The question occurs, though, who's 'bildung' is being told here? Is it Sam's, or is it Henry's? Archie remains somewhat peripheral, but Sam and Henry remain closely connected throughout their lives. Henry tries hard to throw off the yoke of Judaism - of course, as a young man with a Polish accent he is always asked how he survived the war, which he hates. His mother clings to him, and his parents want him to become a doctor - but he drops that course and studies classics instead., though later he develops into a direction which might have made his parents proud. Sam's life, on the other hand, proceeds fairly calmly, apart from a mishap or two, into the life of a successful writer.
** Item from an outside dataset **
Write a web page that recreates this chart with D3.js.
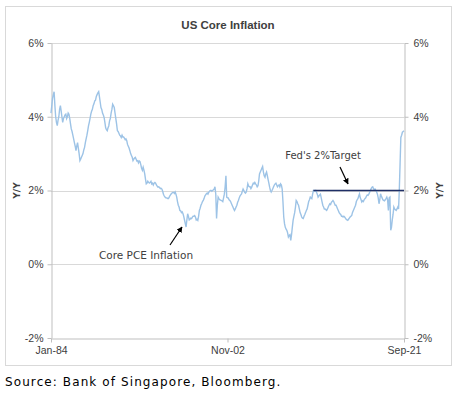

What's so wonderful about this book? It is written so beautifully (probably better in English, I read it in German), and meanders along so calmly, even though some of the events described in the book are quite traumatic. It is interesting how much the men in this book (in which women are very marginal) talk about their feelings and experiences - most of it is about the emotional lives of the characters. And still the book is unputdownable. Very much worth reading.

(And now it looks like I am off to Georgia for an emergency assignment - and I have exams to pass, and and and....)

1 comments:

granny p said...

Thanks for this. I might try and pick it up in the US when I'm there. There are so many good books out there you never hear of. (Quite a lot in Spanish which don't get translated too. Can't manage German, but Spanish, yes, mostly.)